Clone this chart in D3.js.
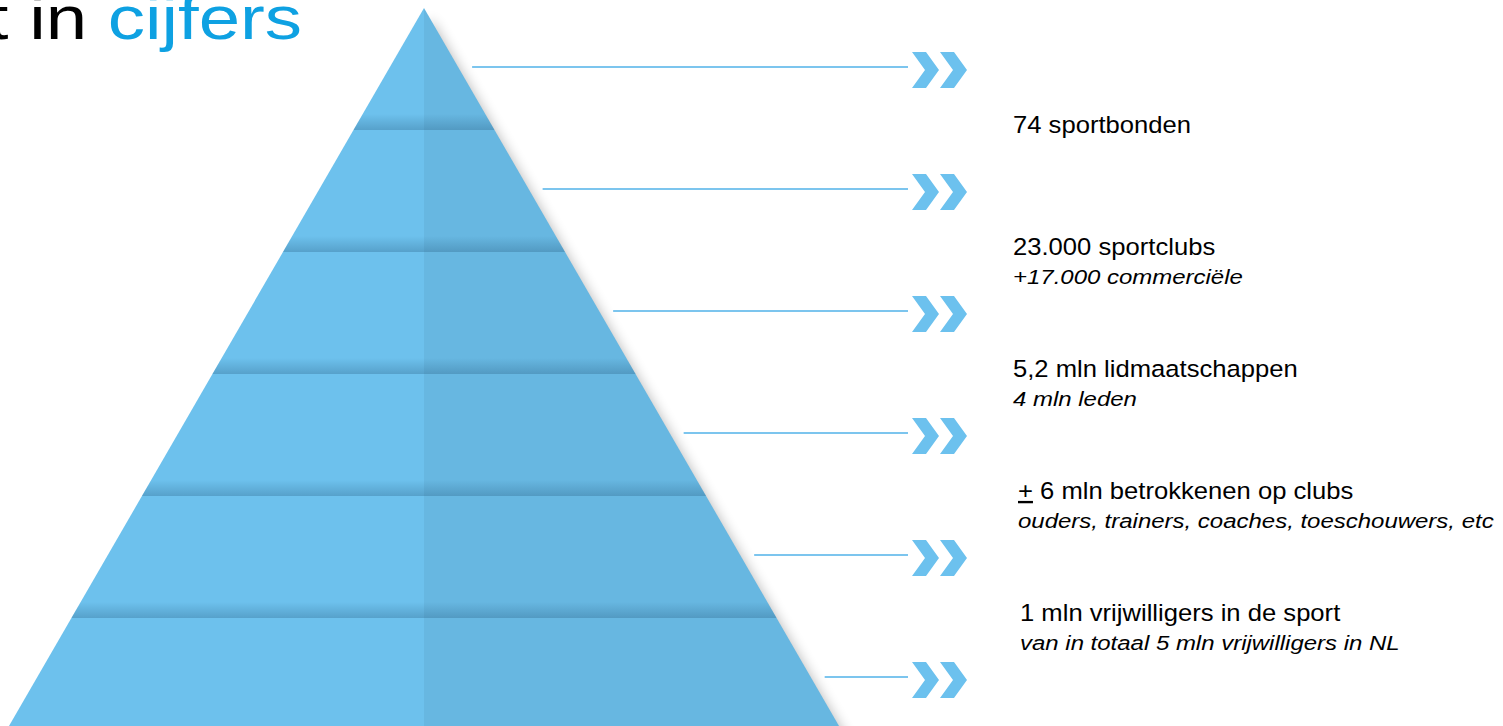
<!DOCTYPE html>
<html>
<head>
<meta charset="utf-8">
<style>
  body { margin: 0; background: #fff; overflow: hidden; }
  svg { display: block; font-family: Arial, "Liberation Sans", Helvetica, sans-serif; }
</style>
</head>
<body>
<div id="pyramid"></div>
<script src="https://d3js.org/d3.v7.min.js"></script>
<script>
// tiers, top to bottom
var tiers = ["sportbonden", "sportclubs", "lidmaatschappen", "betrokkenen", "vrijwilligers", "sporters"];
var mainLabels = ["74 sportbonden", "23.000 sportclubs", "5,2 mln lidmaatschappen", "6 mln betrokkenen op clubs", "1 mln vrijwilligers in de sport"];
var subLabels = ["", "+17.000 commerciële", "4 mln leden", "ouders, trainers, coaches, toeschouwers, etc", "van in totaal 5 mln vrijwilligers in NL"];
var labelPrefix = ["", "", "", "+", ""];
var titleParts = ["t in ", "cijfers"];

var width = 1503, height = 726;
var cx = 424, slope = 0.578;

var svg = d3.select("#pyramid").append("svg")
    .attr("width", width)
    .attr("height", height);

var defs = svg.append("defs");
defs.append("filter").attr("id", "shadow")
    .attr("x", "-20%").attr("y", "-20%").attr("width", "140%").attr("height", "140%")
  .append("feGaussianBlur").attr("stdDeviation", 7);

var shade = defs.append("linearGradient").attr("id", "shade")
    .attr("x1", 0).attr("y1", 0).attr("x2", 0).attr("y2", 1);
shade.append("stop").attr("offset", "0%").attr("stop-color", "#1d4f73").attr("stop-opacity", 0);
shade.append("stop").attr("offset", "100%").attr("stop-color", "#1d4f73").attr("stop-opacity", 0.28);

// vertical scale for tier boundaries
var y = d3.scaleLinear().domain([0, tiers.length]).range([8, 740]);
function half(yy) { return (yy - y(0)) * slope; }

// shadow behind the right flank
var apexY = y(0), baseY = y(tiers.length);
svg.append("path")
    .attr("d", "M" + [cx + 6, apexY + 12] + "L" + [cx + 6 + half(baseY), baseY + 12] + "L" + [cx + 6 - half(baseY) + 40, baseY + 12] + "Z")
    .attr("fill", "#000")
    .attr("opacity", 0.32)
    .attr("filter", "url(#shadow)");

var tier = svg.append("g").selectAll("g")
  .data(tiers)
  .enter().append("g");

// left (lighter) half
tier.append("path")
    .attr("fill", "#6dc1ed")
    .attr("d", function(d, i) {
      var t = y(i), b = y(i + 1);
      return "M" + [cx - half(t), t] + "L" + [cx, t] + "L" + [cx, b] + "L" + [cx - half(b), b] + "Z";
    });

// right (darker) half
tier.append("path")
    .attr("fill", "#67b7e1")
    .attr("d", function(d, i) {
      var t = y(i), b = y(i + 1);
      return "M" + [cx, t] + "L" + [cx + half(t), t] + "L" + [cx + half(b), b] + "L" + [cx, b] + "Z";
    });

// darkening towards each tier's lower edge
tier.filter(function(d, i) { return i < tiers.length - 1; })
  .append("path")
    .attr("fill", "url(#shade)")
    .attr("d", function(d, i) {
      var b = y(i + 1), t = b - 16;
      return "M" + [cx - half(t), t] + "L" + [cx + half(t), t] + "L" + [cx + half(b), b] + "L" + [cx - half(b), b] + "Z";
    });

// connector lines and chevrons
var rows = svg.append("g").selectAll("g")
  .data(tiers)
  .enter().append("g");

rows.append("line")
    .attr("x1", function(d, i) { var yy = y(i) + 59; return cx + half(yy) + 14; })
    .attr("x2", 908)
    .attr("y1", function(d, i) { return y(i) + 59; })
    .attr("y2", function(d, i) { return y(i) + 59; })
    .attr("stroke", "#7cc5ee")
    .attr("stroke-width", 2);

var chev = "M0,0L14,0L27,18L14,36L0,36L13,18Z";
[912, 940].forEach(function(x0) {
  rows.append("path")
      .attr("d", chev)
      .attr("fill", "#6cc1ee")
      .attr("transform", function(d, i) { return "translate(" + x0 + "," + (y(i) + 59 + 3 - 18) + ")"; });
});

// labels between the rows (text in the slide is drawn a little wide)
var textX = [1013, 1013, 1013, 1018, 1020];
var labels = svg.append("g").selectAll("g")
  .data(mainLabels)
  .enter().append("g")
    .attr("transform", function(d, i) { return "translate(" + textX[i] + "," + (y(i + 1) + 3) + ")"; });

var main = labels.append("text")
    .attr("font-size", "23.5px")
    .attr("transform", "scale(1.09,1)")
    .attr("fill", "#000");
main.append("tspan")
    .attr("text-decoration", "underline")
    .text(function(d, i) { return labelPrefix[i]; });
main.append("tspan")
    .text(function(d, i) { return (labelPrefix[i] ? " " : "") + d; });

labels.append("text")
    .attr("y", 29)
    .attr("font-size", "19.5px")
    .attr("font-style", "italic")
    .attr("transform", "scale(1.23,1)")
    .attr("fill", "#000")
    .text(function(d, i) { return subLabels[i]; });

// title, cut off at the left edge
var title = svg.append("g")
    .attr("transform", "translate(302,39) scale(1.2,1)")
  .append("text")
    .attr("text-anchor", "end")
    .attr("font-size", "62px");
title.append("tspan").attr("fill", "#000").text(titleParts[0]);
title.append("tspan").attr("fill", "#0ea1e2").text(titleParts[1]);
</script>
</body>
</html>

(What is asked) From the first line of the listing above, repeat every line through the one holding "y(0)) * slope;". Both ends count, and pictures stay out.

(Response for this exercise)
Clone this chart in D3.js.
<!DOCTYPE html>
<html>
<head>
<meta charset="utf-8">
<style>
  body { margin: 0; background: #fff; overflow: hidden; }
  svg { display: block; font-family: Arial, "Liberation Sans", Helvetica, sans-serif; }
</style>
</head>
<body>
<div id="pyramid"></div>
<script src="https://d3js.org/d3.v7.min.js"></script>
<script>
// tiers, top to bottom
var tiers = ["sportbonden", "sportclubs", "lidmaatschappen", "betrokkenen", "vrijwilligers", "sporters"];
var mainLabels = ["74 sportbonden", "23.000 sportclubs", "5,2 mln lidmaatschappen", "6 mln betrokkenen op clubs", "1 mln vrijwilligers in de sport"];
var subLabels = ["", "+17.000 commerciële", "4 mln leden", "ouders, trainers, coaches, toeschouwers, etc", "van in totaal 5 mln vrijwilligers in NL"];
var labelPrefix = ["", "", "", "+", ""];
var titleParts = ["t in ", "cijfers"];

var width = 1503, height = 726;
var cx = 424, slope = 0.578;

var svg = d3.select("#pyramid").append("svg")
    .attr("width", width)
    .attr("height", height);

var defs = svg.append("defs");
defs.append("filter").attr("id", "shadow")
    .attr("x", "-20%").attr("y", "-20%").attr("width", "140%").attr("height", "140%")
  .append("feGaussianBlur").attr("stdDeviation", 7);

var shade = defs.append("linearGradient").attr("id", "shade")
    .attr("x1", 0).attr("y1", 0).attr("x2", 0).attr("y2", 1);
shade.append("stop").attr("offset", "0%").attr("stop-color", "#1d4f73").attr("stop-opacity", 0);
shade.append("stop").attr("offset", "100%").attr("stop-color", "#1d4f73").attr("stop-opacity", 0.28);

// vertical scale for tier boundaries
var y = d3.scaleLinear().domain([0, tiers.length]).range([8, 740]);
function half(yy) { return (yy - y(0)) * slope; }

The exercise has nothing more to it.